Job’s friends have come to help him. He has lost everything, including his children. The “A” team of friends sit and weep until Job curses his own existence. Now they speak.
Eliphaz has told him that he must have done something terrible to deserve this trouble and torment.
Bildad tells him that his children must have been wicked, and its time for Job to “pull those big girl panties up, go back and pray like our forefathers did, and get on with it.”
Now the youngest member of the trio speaks… ZOPHAR
Zophar is thee youngest and most vehement of the three. He appeals neither to visions nor to tradition. He simply knows Job is a terrible sinner! “Oh, how I wish that God would speak, that he would open his lips against you…Know this: God has even forgotten some of your sin…Yet…if you put away the sin that is in your hand…then you will lift up your face without shame” (Job 11:5- 6, Job 13-15).
Zophar declares that God is actually being easy on Job. Job, he says, deserves much worse! If only Job would let go of his pet sin, whatever sin that might be, then everything would be fine again.
Job answers with sarcasm (Job 2:2, 3). He states that he is just as smart as his friends who, though once strangely silent, now suddenly claim to have all the answers. And he sums up his feelings, “You are worthless physicians, all of you!” (Job 13:4). Oh snap!
Any former friendship between Job and the three has been destroyed. Though they have come to help, they cannot find the way to do it.
Certainly Eliphaz, Bildad, and Zophar have said many things that are true. They recognize man’s sinfulness and God’s justified anger with sin. Eliphaz has correctly asked, “Can a mortal be more righteous than God? Can a man be more pure than his Maker?” (Job 4:17) They also understand that Job, like everyone else, is a sinner. They also realize the greatness of God and know that deliverance can come only if God wills it.
Mixed in with their correct ideas, the friends unfortunately share some dangerous misconceptions about God, sin and punishment. Many people still hold to these ideas. Chief among mis-thoughts is that suffering is always a punishment for specific sins. They associate health and prosperity with righteousness, poverty and illness with sinfulness.
The disciples even had issues with this concept. Recall how the disciples were amazed when he told them it was harder for a rich man to enter heaven than for a camel to pass through the eye of a needle (Mark 10:23-26). The rich were thought to be especially close to God and favored by him.
It has some grain of truth to it, as we can see from our own life experiences. The book of Proverbs emphasizes some of this, as well. Which person is more likely to succeed in his work: the one who is lazy, has a chaotic family life and is a drunkard or the man who uses his God-given talents, governs his household well, and leads an upright life?
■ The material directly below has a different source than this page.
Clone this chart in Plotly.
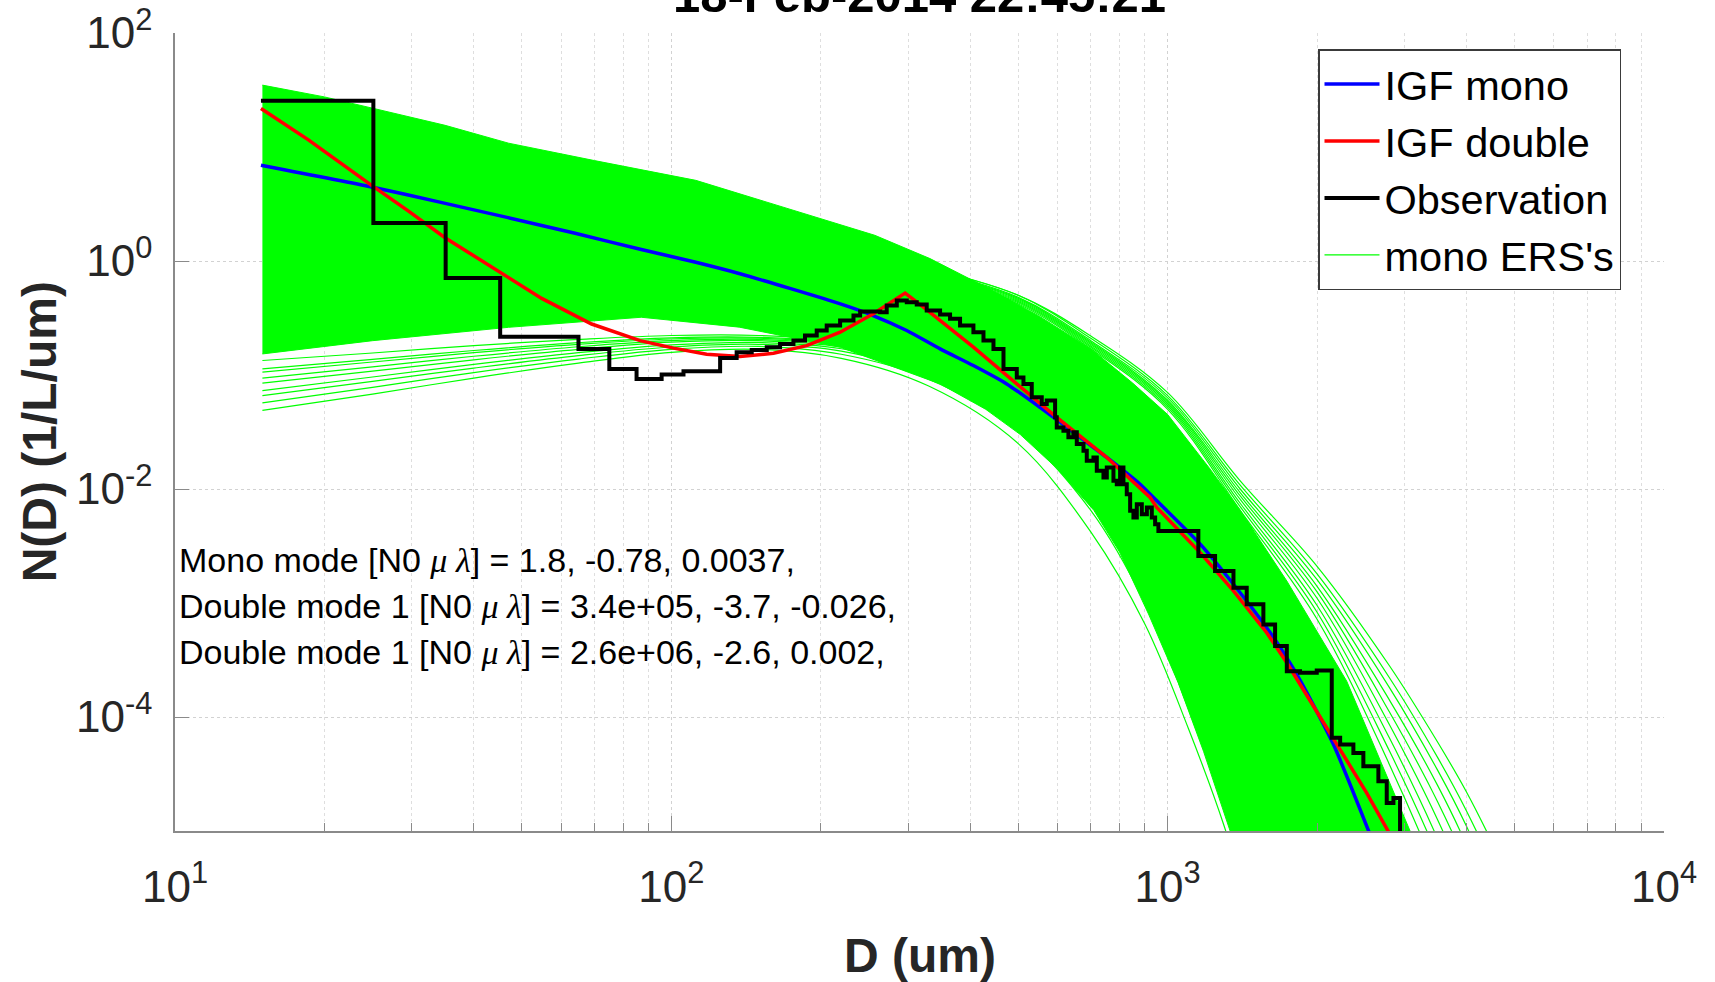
import plotly.graph_objects as go

FONT = "Liberation Sans, Arial, Helvetica, sans-serif"
GREEN = "#00ff00"

# ---------------- data ----------------
# IGF mono fit (blue)
mono_D = [14.9, 24.9, 34.5, 46.9, 64, 87, 112, 137.5, 219, 255, 298, 348, 406, 474, 553, 646,
          754, 880, 951, 1163, 1357, 1583, 1738, 1849, 2158, 2557]
mono_N = [6.92, 4.46, 3.25, 2.4, 1.75, 1.26, 0.975, 0.773, 0.421, 0.3325, 0.2455, 0.1694, 0.121,
          0.0835, 0.052, 0.0314, 0.0189, 0.011, 0.00787, 0.00328, 0.00146, 6.07e-4, 3.3e-4,
          2.1e-4, 5.73e-5, 9.3e-6]

# IGF double fit (red)
double_D = [14.9, 18.6, 24.9, 29.5, 35, 45.2, 54.8, 69.1, 86.5, 101, 117.8, 137.5, 160.6, 187.4,
            218.8, 255.3, 280.2, 295.8, 322, 406.1, 496.6, 597.8, 754.2, 921.7, 950.6, 1162.6,
            1357, 1583, 1738, 1849, 2158, 2518.6, 2806]
double_N = [21.8, 11.5, 4.6, 2.75, 1.6, 0.8, 0.47, 0.28, 0.2, 0.172, 0.152, 0.145, 0.155, 0.181,
            0.2374, 0.344, 0.45, 0.5226, 0.3937, 0.1753, 0.0835, 0.0425, 0.0189, 0.00842, 0.00689,
            0.00277, 0.001275, 5.49e-4, 2.99e-4, 1.93e-4, 6.56e-5, 2.15e-5, 9.3e-6]

# Observation (black stairs): bin left edges and values
obs_D = [14.9, 25.1, 35.1, 45.2, 65, 75, 85.1, 95.6, 105.8, 125.4, 135.4, 145.2, 155.7, 165.6,
         176.2, 185.9, 196.3, 205.6, 218.8, 232.8, 240.1, 263.4, 271.6, 284.6, 298.1, 312.2,
         327.0, 347.9, 364.4, 381.7, 406.1, 425.5, 445.7, 466.9, 496.6, 512.2, 532.3, 557.6,
         570.7, 593.2, 597.8, 616.6, 631, 645.8, 656, 676.7, 687.1, 708.7, 719.8, 742.4, 754,
         777.6, 789.7, 802, 814.5, 827.2, 840.2, 853.2, 866.6, 887, 908, 929, 943.5, 957.9,
         1153, 1246, 1357, 1443, 1559, 1646, 1738, 1848, 1997, 2141, 2226, 2367, 2479, 2658,
         2763, 2850, 2939]
obs_N = [25.4, 2.15, 0.708, 0.217, 0.169, 0.113, 0.0923, 0.1008, 0.1078, 0.1413, 0.1584, 0.1661,
         0.1753, 0.1875, 0.2006, 0.2219, 0.2455, 0.2716, 0.3006, 0.3325, 0.3606, 0.3557, 0.4072,
         0.4504, 0.4356, 0.4155, 0.368, 0.3394, 0.3109, 0.2716, 0.2374, 0.2006, 0.1694, 0.1131,
         0.095, 0.0835, 0.0637, 0.0557, 0.0596, 0.0425, 0.0347, 0.0325, 0.0284, 0.0314, 0.0248,
         0.02166, 0.0177, 0.0189, 0.01445, 0.01263, 0.01546, 0.0118, 0.01103, 0.01546, 0.01103,
         0.00901, 0.00643, 0.00562, 0.00736, 0.00601, 0.00688, 0.00562, 0.00491, 0.00429,
         0.00259, 0.00191, 0.00136, 0.000973, 0.000649, 0.000419, 0.000252, 0.000244, 0.000256,
         6.56e-5, 5.73e-5, 4.84e-5, 3.7e-5, 2.73e-5, 1.76e-5, 1.95e-5, 1e-6]

# mono ERS's: dense core of the ensemble (upper and lower edges)
ers_up_D = [15, 20, 25, 35, 47, 70, 112, 170, 257, 332, 427, 550, 700, 850, 1000, 1217, 1400,
            1738, 2295, 3079, 3800]
ers_up_N = [34.9, 27.5, 21.9, 15.5, 10.8, 7.6, 5.1, 2.9, 1.68, 1.05, 0.6, 0.33, 0.17, 0.085, 0.045,
            0.015, 0.0065, 0.00156, 2.06e-4, 1e-5, 1e-6]
ers_lo_D = [15, 25, 47, 87, 137, 219, 348, 430, 505, 600, 710, 800, 915, 1050, 1181, 1336, 1450]
ers_lo_N = [0.153, 0.2, 0.262, 0.321, 0.263, 0.175, 0.0835, 0.05, 0.03, 0.015, 0.0065, 0.0028,
            8e-4, 2e-4, 5e-5, 1e-5, 1e-6]

# mono ERS's: separate members at the lower-left edge
ers_fan_D = [15, 25, 40, 65, 100, 150, 220, 330, 500, 700, 900, 1100, 1300, 1500]
ers_fan = [
    [0.049, 0.068, 0.094, 0.127, 0.158, 0.168, 0.14, 0.08, 0.025, 0.0042, 6.5e-4, 8e-5, 1.1e-5, 1.3e-6],
    [0.057, 0.078, 0.105, 0.138, 0.168, 0.178, 0.152, 0.092, 0.032, 0.0065, 1.0e-3, 1.2e-4, 1.6e-5, 2e-6],
    [0.066, 0.088, 0.115, 0.148, 0.176, 0.186, 0.162, 0.1, 0.036, 0.008, 1.3e-3, 1.6e-4, 2e-5, 2.5e-6],
    [0.073, 0.096, 0.124, 0.157, 0.184, 0.193, 0.17, 0.108, 0.04, 0.0095, 1.6e-3, 2e-4, 2.5e-5, 3e-6],
    [0.085, 0.108, 0.136, 0.168, 0.194, 0.2, 0.176, 0.114, 0.044, 0.011, 2e-3, 2.6e-4, 3e-5, 4e-6],
    [0.094, 0.118, 0.146, 0.177, 0.2, 0.205, 0.182, 0.12, 0.048, 0.0125, 2.4e-3, 3.2e-4, 4e-5, 5e-6],
    [0.106, 0.13, 0.157, 0.186, 0.207, 0.21, 0.186, 0.125, 0.051, 0.014, 2.8e-3, 4e-4, 5e-5, 6e-6],
    [0.113, 0.137, 0.164, 0.192, 0.212, 0.214, 0.19, 0.13, 0.054, 0.015, 3.1e-3, 4.5e-4, 5.5e-5, 7e-6],
    [0.134, 0.156, 0.181, 0.205, 0.222, 0.222, 0.197, 0.136, 0.058, 0.017, 3.6e-3, 5.5e-4, 7e-5, 9e-6],
]

# mono ERS's: separate members at the large-D tail
ers_tail_D = [300, 500, 700, 1000, 1400, 2000, 2800, 3500, 4000, 4500, 5000]
ers_tail = [
    [0.95, 0.5, 0.22, 0.07, 0.0118, 0.0021, 2.8e-4, 6e-5, 2.2e-5, 8e-6, 3e-6],
    [0.95, 0.5, 0.21, 0.066, 0.0108, 0.0018, 2.2e-4, 4.4e-5, 1.5e-5, 5e-6, 1.5e-6],
    [0.93, 0.48, 0.2, 0.063, 0.01, 0.0016, 1.8e-4, 3.4e-5, 1.1e-5, 3.3e-6, 1e-6],
    [0.92, 0.47, 0.195, 0.06, 0.0093, 0.0014, 1.4e-4, 2.5e-5, 7.5e-6, 2e-6, 5e-7],
    [0.91, 0.46, 0.19, 0.058, 0.0087, 0.00125, 1.1e-4, 1.8e-5, 5e-6, 1.2e-6, 3e-7],
    [0.9, 0.45, 0.185, 0.056, 0.0081, 0.0011, 8.5e-5, 1.25e-5, 3.2e-6, 7e-7, 1.5e-7],
    [0.89, 0.44, 0.18, 0.054, 0.0075, 0.00095, 6.5e-5, 8.5e-6, 2e-6, 4e-7, 8e-8],
    [0.88, 0.43, 0.175, 0.052, 0.007, 0.00083, 5e-5, 6e-6, 1.3e-6, 2.5e-7, 4e-8],
    [0.87, 0.42, 0.17, 0.05, 0.0065, 0.00072, 3.8e-5, 4e-6, 8e-7, 1.4e-7, 2e-8],
]

x_tickvals = [10, 100, 1000, 10000]
x_ticktext = ["10<sup>1</sup>", "10<sup>2</sup>", "10<sup>3</sup>", "10<sup>4</sup>"]
x_minor = [m * 10 ** e for e in (1, 2, 3) for m in range(2, 10)]
y_tickvals = [1e-4, 1e-2, 1, 100]
y_ticktext = ["10<sup>-4</sup>", "10<sup>-2</sup>", "10<sup>0</sup>", "10<sup>2</sup>"]

title_text = "18-Feb-2014 22:45:21"
GREEK = "<span style=\"font-family:'Liberation Serif', 'DejaVu Serif', serif\"><i>μ</i> <i>λ</i></span>"
param_lines = [
    "Mono mode [N0 " + GREEK + "] = 1.8, -0.78, 0.0037,",
    "Double mode 1 [N0 " + GREEK + "] = 3.4e+05, -3.7, -0.026,",
    "Double mode 1 [N0 " + GREEK + "] = 2.6e+06, -2.6, 0.002,",
]

# ---------------- figure ----------------
fig = go.Figure()

fig.add_trace(go.Scatter(
    x=ers_up_D + ers_lo_D[::-1], y=ers_up_N + ers_lo_N[::-1],
    mode="lines", fill="toself", fillcolor=GREEN,
    line=dict(color=GREEN, width=1), showlegend=False, hoverinfo="skip"))

for i, vals in enumerate(ers_fan):
    fig.add_trace(go.Scatter(
        x=ers_fan_D[:len(vals)], y=vals, mode="lines",
        line=dict(color=GREEN, width=1.2, shape="spline", smoothing=1.0),
        name="mono ERS's", showlegend=(i == 0), legendrank=4, hoverinfo="skip"))

for vals in ers_tail:
    fig.add_trace(go.Scatter(
        x=ers_tail_D[:len(vals)], y=vals, mode="lines",
        line=dict(color=GREEN, width=1.2, shape="spline", smoothing=1.0),
        showlegend=False, hoverinfo="skip"))

fig.add_trace(go.Scatter(
    x=mono_D, y=mono_N, mode="lines", name="IGF mono", legendrank=1,
    line=dict(color="#0000ff", width=3.5, shape="spline", smoothing=0.6)))
fig.add_trace(go.Scatter(
    x=double_D, y=double_N, mode="lines", name="IGF double", legendrank=2,
    line=dict(color="#ff0000", width=3.5)))
fig.add_trace(go.Scatter(
    x=obs_D, y=obs_N, mode="lines", name="Observation", legendrank=3,
    line=dict(color="#000000", width=4, shape="hv")))

axis_common = dict(
    type="log", showline=True, linecolor="#8a8a8a", linewidth=1.5, mirror=False,
    ticks="inside", tickcolor="#8a8a8a", tickwidth=1, zeroline=False, automargin=False,
    showgrid=True, gridcolor="#d2d2d2", griddash="dot", gridwidth=1,
    tickfont=dict(family=FONT, size=44, color="#262626"),
)

fig.update_xaxes(
    **axis_common, range=[1, 4], tickvals=x_tickvals, ticktext=x_ticktext, ticklen=15,
    ticklabelstandoff=16,
    minor=dict(tickvals=x_minor, ticks="inside", ticklen=8, tickcolor="#8a8a8a",
               showgrid=True, gridcolor="#dedede", griddash="dot", gridwidth=1),
)
fig.update_yaxes(
    **axis_common, range=[-5, 2], tickvals=y_tickvals, ticktext=y_ticktext, ticklen=14,
    ticklabelstandoff=12,
)

annotations = [
    dict(text="<b>" + title_text + "</b>", x=0.5, y=1.0113, xref="paper", yref="paper",
         xanchor="center", yanchor="bottom", showarrow=False,
         font=dict(family=FONT, size=49, color="#000000")),
    dict(text="<b>D (um)</b>", x=0.5, y=-0.1566, xref="paper", yref="paper",
         xanchor="center", yanchor="middle", showarrow=False,
         font=dict(family=FONT, size=48, color="#262626")),
    dict(text="<b>N(D) (1/L/um)</b>", x=-0.0911, y=0.5, xref="paper", yref="paper",
         xanchor="center", yanchor="middle", textangle=-90, showarrow=False,
         font=dict(family=FONT, size=48, color="#262626")),
]
for k, line in enumerate(param_lines):
    ypix = 560 + 46 * k
    annotations.append(dict(
        text=line, x=(177 - 175) / 1489, y=1 - (ypix - 33) / 798, xref="paper", yref="paper",
        xanchor="left", yanchor="middle", showarrow=False,
        font=dict(family=FONT, size=34, color="#000000")))

fig.update_layout(
    width=1715, height=982,
    margin=dict(l=175, r=51, t=33, b=151, autoexpand=False),
    paper_bgcolor="white", plot_bgcolor="white",
    annotations=annotations,
    showlegend=True,
    legend=dict(x=(1318 - 175) / 1489, y=1 - (49 - 33) / 798, xanchor="left", yanchor="top",
                bgcolor="white", bordercolor="#3a3a3a", borderwidth=1.5,
                font=dict(family=FONT, size=41.5, color="#000000"),
                itemwidth=55, tracegroupgap=0),
)

fig.write_html("out.html")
But there is a false deduction is drawn from this, namely, the deduction Job’s friends make. They cannot even comprehend the possibility of a righteous man suffering.
The “friends” of Job are misdirected in another area too. Their whole approach to Job is wrong. After Job’s initial outburst, they assume a loveless, judging and condemning attitude. It is possible to say all the right things, but in the wrong way.
Nowhere in their speeches do Eliphaz, Bildad and Zophar exhibit any love for Job. The Apostle Paul reminds us in 1 Corinthians
“If I speak in the tongues of men and of angels, but have not love, I am only a resounding gong or a clanging cymbal” (1 Corinthians 13:1)
The discussions between Job and the three friends will continue, and Job will continue to struggle with the issues at hand. Yet Job’s friends won’t move beyond the attitudes we have already seen. This is the tragedy of the “worthless physicians.”
Have you had occasions where you have spoken the truth, but at an inappropriate time?
What should always be our motivation, even when we tell the truth?